Monet’s house and its famous garden create a truly kaleidoscopic landscape. A perfect mix of colours and textures. From pink stucco. Through purple irises. Orange tulips to the almost white flowers of Japanese cherries.
The garden has two parts. The Walled Garden just outside of the house. Filled with colourful flowers such as oriental poppies, lupins, tulips, herbaceous perennials, roses, trailing nasturtiums and fruit trees.
The Water Garden on the other side of the road has a pond and a bright-green Japanese bridge. A couple of boats similar to those that were featured in some of Monet’s paintings. This garden is planted with huge weeping willows, bamboos, wisterias and famous water lilies.
Museum of Impressionism in Giverny displays the works of Monet, Cezanne, Denis, Delacroix and Signac. While the American Museum of Art presents the works of Sargent, Robinson, Taylor, Bruce, Cassatt and Breck. Even though I’m not the a big fan of Impressionism I thoroughly have enjoyed my visit in Giverny.
Despite of all the famous artists living here and thousands of tourists coming every year Giverny retains its rustic tranquility. The village has two streets on the hillside lined with low houses in a pink and green pebble dash. Charcoal roofs with walls covered with wisterias and five-leaved ivy.
The church in the village is a weird monument of Romanesque origin. Rebuilt in the Gothic period and dedicated to Saint Radegunda. The cemetery by the church holds some ancient Gallo-Roman graves with unique coffins made out of plaster.
It is a lovely little French village really worth visiting.
Another kernel of Impressionism in Normandy is Honfleur. Beloved by artists.
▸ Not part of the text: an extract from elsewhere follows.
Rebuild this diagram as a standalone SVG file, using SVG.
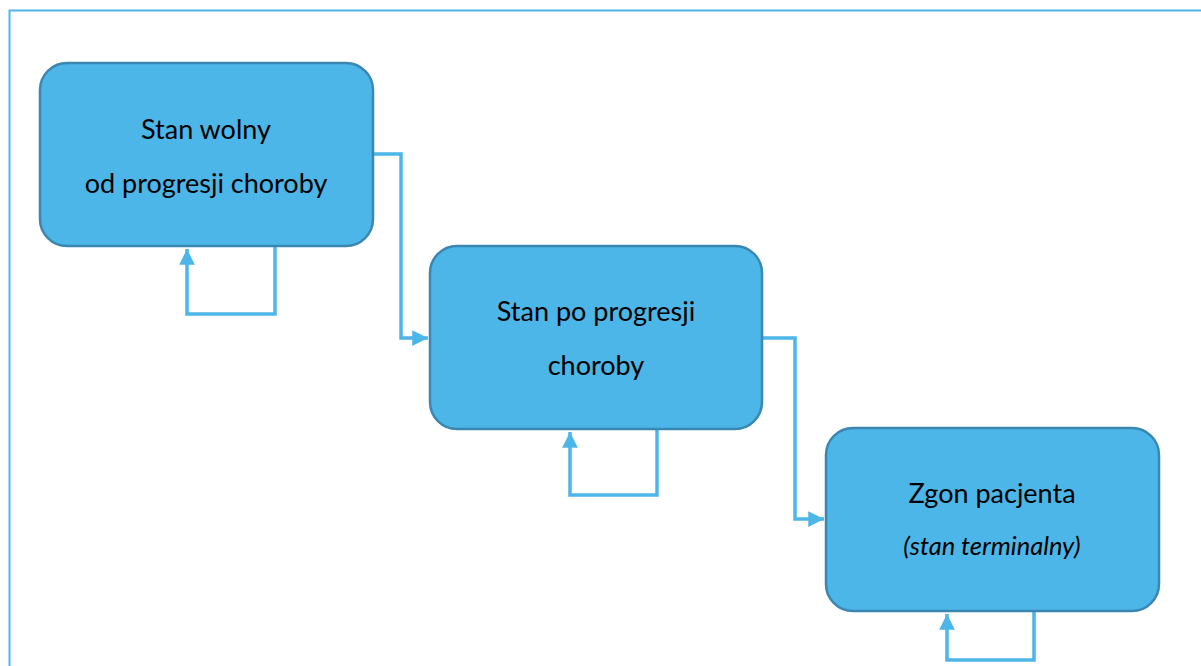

Gracious little seaside town with the outstanding Old Dock. Surrounded by picturesque narrow houses almost as colourful as in the days when the great Impressionist master often painted it.
In the 19th century it served as a meeting point. Eugene Boudin who was born here and fellow artists such as Monet, Jongkind and Dubourg gathered here along with poets like Charles Baudelaire.
It is said that Impressionism was borne in this place, in Normandy.
The city has an outstanding museum named after its most famous painter – Boudin. Beside paintings by numerous 19th and 20th century painters holds a collection of Normandy head-dresses, costumes and furniture.
Although the town has many impressive churches. Such as St Catherine, St Etienne, St Leonard, St Stephen, and the Litutenance. The most eye – catching are the Old Docks and its surroundings.
A real delight is to stroll around down the narrow cobbled streets lined with full and half-timber houses. Art galleries and cider shops.
I love this kind of holidays, sunny weather, art, Michelin – starred restaurants and lovely countryside. It doesn’t get any better! Ok, ok it does get better! When you are on the absolutely adventurous traverse through the endless steppes of Kazakhstan. Deserts of Jordan or the backwaters of Kerala. But from time to time I simply need to be a total jet – setter.